Snakes and bats make frequent appearances in Laird’s art—evidence of her absolute love of and commitment to nature and the natural world, as well as her love of colour and figuration. All these obsessions bring to mind the art of Peter Madden and Francis Upritchard, whose rainbow-hued, counter-cultural figures first made an appearance in New Zealand in 2008 when they were shown in Rainwob 1 at the Govett-Brewster Art Gallery.

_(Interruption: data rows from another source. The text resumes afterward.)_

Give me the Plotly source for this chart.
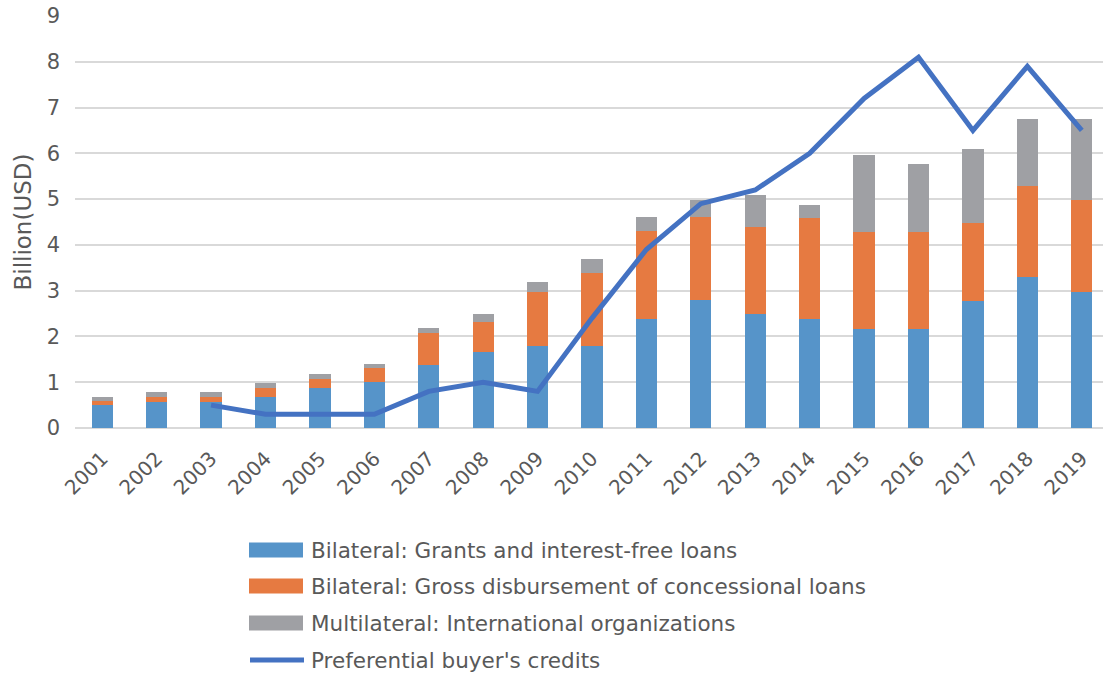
import plotly.graph_objects as go

years = [str(y) for y in range(2001, 2020)]

grants = [0.50, 0.57, 0.57, 0.67, 0.87, 1.00, 1.38, 1.66, 1.79, 1.79,
          2.39, 2.80, 2.50, 2.38, 2.17, 2.17, 2.78, 3.29, 2.97]
concessional = [0.08, 0.10, 0.10, 0.20, 0.21, 0.30, 0.69, 0.65, 1.18, 1.60,
                1.92, 1.81, 1.89, 2.21, 2.12, 2.12, 1.69, 2.00, 2.00]
multilateral = [0.09, 0.11, 0.11, 0.12, 0.09, 0.09, 0.11, 0.19, 0.21, 0.30,
                0.30, 0.37, 0.71, 0.28, 1.67, 1.47, 1.62, 1.47, 1.79]
buyer_credits = [None, None, 0.5, 0.3, 0.3, 0.3, 0.8, 1.0, 0.8, 2.4,
                 3.9, 4.9, 5.2, 6.0, 7.2, 8.1, 6.5, 7.9, 6.5]

series_names = [
    "Bilateral: Grants and interest-free loans",
    "Bilateral: Gross disbursement of concessional loans",
    "Multilateral: International organizations",
    "Preferential buyer's credits",
]
colors = ["#5694c9", "#e67a41", "#9fa0a4", "#4472c2"]

FONT = "DejaVu Sans, Verdana, sans-serif"
TEXT = "#595959"

fig = go.Figure()
for vals, name, col in zip([grants, concessional, multilateral], series_names[:3], colors[:3]):
    fig.add_trace(go.Bar(x=years, y=vals, name=name, marker=dict(color=col, line=dict(width=0)),
                         showlegend=False))
fig.add_trace(go.Scatter(x=years, y=buyer_credits, name=series_names[3], mode="lines",
                         line=dict(color=colors[3], width=5), showlegend=False))

# Plot-area geometry (pixels) used to place the hand-built legend
W, H = 1103, 677
ML, MR, MT, MB = 75, 0, 16, 249
pw, ph = W - ML - MR, H - MT - MB

def px_x(x):
    return (x - ML) / pw

def px_y(y):
    return (H - MB - y) / ph

shapes = []
annotations = []
rows = [550, 586, 623, 660]
for i, (name, col) in enumerate(zip(series_names, colors)):
    cy = rows[i]
    if i < 3:
        shapes.append(dict(type="rect", xref="paper", yref="paper",
                           x0=px_x(249), x1=px_x(303), y0=px_y(cy + 7.5), y1=px_y(cy - 7.5),
                           fillcolor=col, line=dict(width=0)))
    else:
        shapes.append(dict(type="line", xref="paper", yref="paper",
                           x0=px_x(250), x1=px_x(304), y0=px_y(cy), y1=px_y(cy),
                           line=dict(color=col, width=5)))
    annotations.append(dict(xref="paper", yref="paper", x=px_x(309), y=px_y(cy),
                            text=name, showarrow=False, xanchor="left", yanchor="middle",
                            font=dict(family=FONT, size=21.5, color=TEXT)))

fig.update_layout(
    barmode="stack",
    bargap=0.61,
    width=W, height=H,
    margin=dict(l=ML, r=MR, t=MT, b=MB, pad=0),
    paper_bgcolor="white",
    plot_bgcolor="white",
    font=dict(family=FONT, color=TEXT),
    shapes=shapes,
    annotations=annotations,
    xaxis=dict(
        type="category",
        range=[-0.5, 18.39],
        tickangle=-45,
        tickfont=dict(size=20, color=TEXT),
        showgrid=False,
        showline=False,
        ticks="",
        ticklabelstandoff=14,
    ),
    yaxis=dict(
        range=[0, 9],
        dtick=1,
        tickfont=dict(size=21, color=TEXT),
        gridcolor="#d9d9d9",
        gridwidth=2,
        zeroline=True,
        zerolinecolor="#d9d9d9",
        zerolinewidth=2,
        showline=False,
        ticks="",
        ticklabelstandoff=14,
        title=dict(text="Billion(USD)", font=dict(size=23, color=TEXT), standoff=8),
    ),
)

fig.write_html("out.html")
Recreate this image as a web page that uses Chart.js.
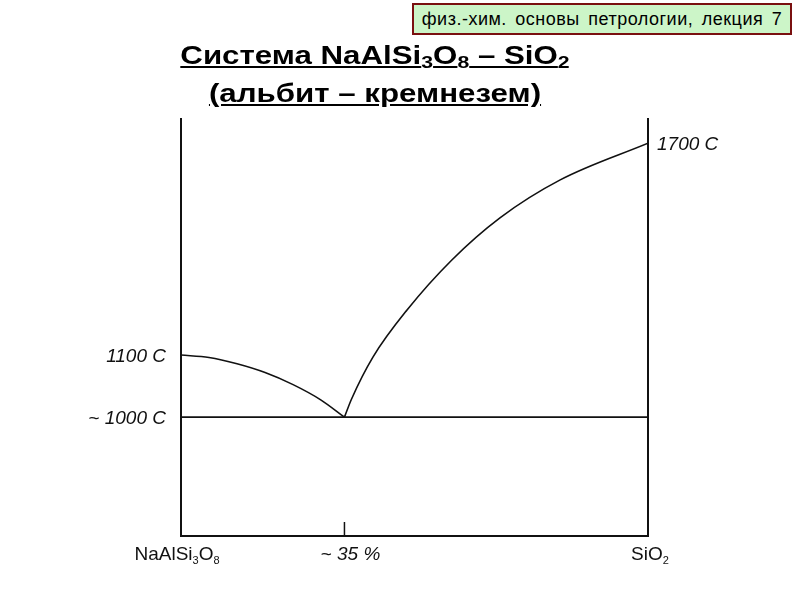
<!DOCTYPE html>
<html>
<head>
<meta charset="utf-8">
<script src="https://cdn.jsdelivr.net/npm/chart.js@4"></script>
<style>
  body { margin: 0; background: #fff; }
  #wrap { position: relative; width: 800px; height: 600px; }
  #phase { position: absolute; left: 0; top: 0; }
  .note {
    position: absolute; left: 412px; top: 3px; width: 376px; height: 28px;
    background: #ccf5c8; border: 2px solid #7a1010;
    font: 18px "Liberation Sans", Arial, sans-serif; word-spacing: 3px; letter-spacing: 0.5px;
    line-height: 28px; text-align: center; color: #000;
  }
  .title {
    position: absolute; left: 0; top: 36px; width: 750px; text-align: center;
    font: bold 25px "Liberation Sans", Arial, sans-serif; line-height: 38px;
    text-decoration: underline; color: #000;
    transform: scaleX(1.25); transform-origin: 375px 0;
  }
  .title sub { font-size: 17px; vertical-align: -4px; line-height: 0; }
</style>
</head>
<body>
<div id="wrap">
  <canvas id="phase" width="800" height="600"></canvas>
  <div class="note">физ.-хим. основы петрологии, лекция 7</div>
  <div class="title">Система NaAlSi<sub>3</sub>O<sub>8</sub> – SiO<sub>2</sub><br>(альбит – кремнезем)</div>
</div>
<script>
// composition in % SiO2, vertical position in relative units (schematic temperature)
const leftLiquidusX = [0, 6, 12, 18, 24, 30, 35];
const leftLiquidusY = [43.4, 42.8, 41.3, 39.2, 36.3, 32.6, 28.5];
const rightLiquidusX = [35, 36.5, 41.1, 48.4, 58.0, 68.3, 81.2, 100];
const rightLiquidusY = [28.5, 32.8, 42.9, 54.2, 66.2, 76.3, 85.4, 94.2];
const solidusX = [0, 100];
const solidusY = [28.5, 28.5];

const tempLabels = ['~ 1000 C', '1100 C', '1700 C'];
const tempLevels = [28.5, 43.4, 94.2];
const tempSides = ['y', 'y', 'y2'];
const compLabels = ['NaAlSi3O8', '~ 35 %', 'SiO2'];
const compValues = [0, 35, 100];

function pts(xs, ys) { return xs.map((x, i) => ({x: x, y: ys[i]})); }

function drawChem(ctx, text, cx, y) {
  const big = '19px "Liberation Sans", Arial, sans-serif';
  const small = '11px "Liberation Sans", Arial, sans-serif';
  const parts = text.split(/(\d+)/).filter(s => s.length);
  let w = 0;
  parts.forEach(p => { ctx.font = /\d/.test(p) ? small : big; w += ctx.measureText(p).width; });
  let x = cx - w / 2;
  ctx.textAlign = 'left';
  ctx.textBaseline = 'alphabetic';
  parts.forEach(p => {
    const sub = /\d/.test(p);
    ctx.font = sub ? small : big;
    ctx.fillText(p, x, sub ? y + 4 : y);
    x += ctx.measureText(p).width;
  });
}

const labelsPlugin = {
  id: 'labels',
  afterDraw(chart) {
    const ctx = chart.ctx, xs = chart.scales.x, area = chart.chartArea;
    ctx.save();
    ctx.fillStyle = '#111';
    ctx.strokeStyle = '#111';
    // eutectic tick
    ctx.lineWidth = 1.5;
    ctx.beginPath();
    ctx.moveTo(xs.getPixelForValue(compValues[1]), area.bottom - 14);
    ctx.lineTo(xs.getPixelForValue(compValues[1]), area.bottom);
    ctx.stroke();
    // temperature labels
    ctx.font = 'italic 19px "Liberation Sans", Arial, sans-serif';
    ctx.textBaseline = 'middle';
    tempLabels.forEach((t, i) => {
      const y = chart.scales[tempSides[i]].getPixelForValue(tempLevels[i]);
      if (tempSides[i] === 'y') { ctx.textAlign = 'right'; ctx.fillText(t, area.left - 15, y + 2); }
      else { ctx.textAlign = 'left'; ctx.fillText(t, area.right + 9, y + 2); }
    });
    // composition labels
    compLabels.forEach((t, i) => {
      const x = xs.getPixelForValue(compValues[i]);
      if (t.indexOf('%') >= 0) {
        ctx.font = 'italic 19px "Liberation Sans", Arial, sans-serif';
        ctx.textAlign = 'center'; ctx.textBaseline = 'alphabetic';
        ctx.fillText(t, x + 6, area.bottom + 24);
      } else {
        drawChem(ctx, t, x - (i === 0 ? 4 : -2), area.bottom + 24);
      }
    });
    ctx.restore();
  }
};

const lineStyle = { borderColor: '#111', borderWidth: 1.6, pointRadius: 0, fill: false, cubicInterpolationMode: 'monotone' };

new Chart(document.getElementById('phase'), {
  type: 'line',
  data: {
    datasets: [
      Object.assign({}, lineStyle, { data: pts(solidusX, solidusY), cubicInterpolationMode: 'default', tension: 0 }),
      Object.assign({}, lineStyle, { data: pts(leftLiquidusX, leftLiquidusY) }),
      Object.assign({}, lineStyle, { data: pts(rightLiquidusX, rightLiquidusY) })
    ]
  },
  options: {
    responsive: false,
    animation: false,
    events: [],
    layout: { padding: { left: 173, right: 144, top: 119, bottom: 56 } },
    plugins: { legend: { display: false }, tooltip: { enabled: false } },
    scales: {
      x: {
        type: 'linear', min: 0, max: 100,
        grid: { display: false },
        border: { display: true, color: '#111', width: 2 },
        ticks: { display: false }
      },
      y: {
        type: 'linear', min: 0, max: 100, position: 'left',
        grid: { display: false },
        border: { display: true, color: '#111', width: 2 },
        ticks: { display: false }
      },
      y2: {
        type: 'linear', min: 0, max: 100, position: 'right',
        grid: { display: false },
        border: { display: true, color: '#111', width: 2 },
        ticks: { display: false }
      }
    }
  },
  plugins: [labelsPlugin]
});
</script>
</body>
</html>
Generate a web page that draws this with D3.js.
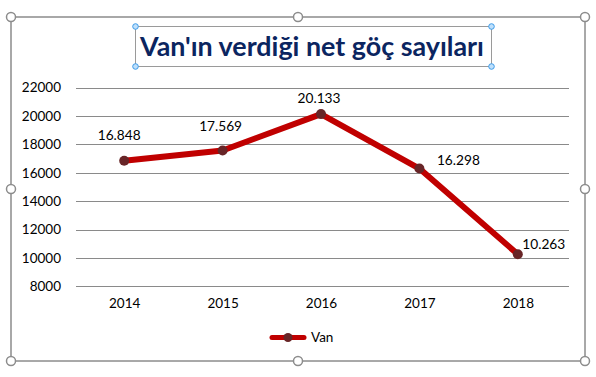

Laird’s fascination with bats, which flit frequently through her work, stems from their status as outsiders. Bats consistently enjoy bad press and in many cultures are demonised, hunted and misunderstood. They’re New Zealand’s only native mammal and are struggling to survive due to the loss of their habitat. Laird sees them as indicators of the way we misunderstand and mistreat nature and the natural world.

The candelabras in Chupacabra Candelabra look a lot like Jewish menorahs and are similar in form to the universal Tree of Life shape that also finds its way into Laird’s art. The Tree of Life is a symbolic form (and in some cultures an actual botanical species) and a concept used in science, religion, philosophy and mythology. Because the Tree of Life alludes to the interconnectedness of all life on our planet and serves as a metaphor for common descent in the evolutionary sense, it makes perfect sense in the utopian context of Laird’s art.
In case you’re wondering, a Chupacabra is a legendary creature rumoured to inhabit parts of the Americas and its name comes from its habit of attacking and drinking the blood of livestock, especially goats. It’s the size of a small bear and has a row of spines reaching from its neck to the base of its tail.
Like any reputable shaman, Laird will take you to well-loved, familiar places and to those you’ve never been—perhaps even to some you’ve never dreamed existed.
Tessa Laird’s work is included in Freedom Farmers: New Zealand Artists Growing Ideas, at Auckland Art Gallery until 23 February 2014. Her book, A Rainbow Reader, is available from Clouds Publishing (clouds.co.nz)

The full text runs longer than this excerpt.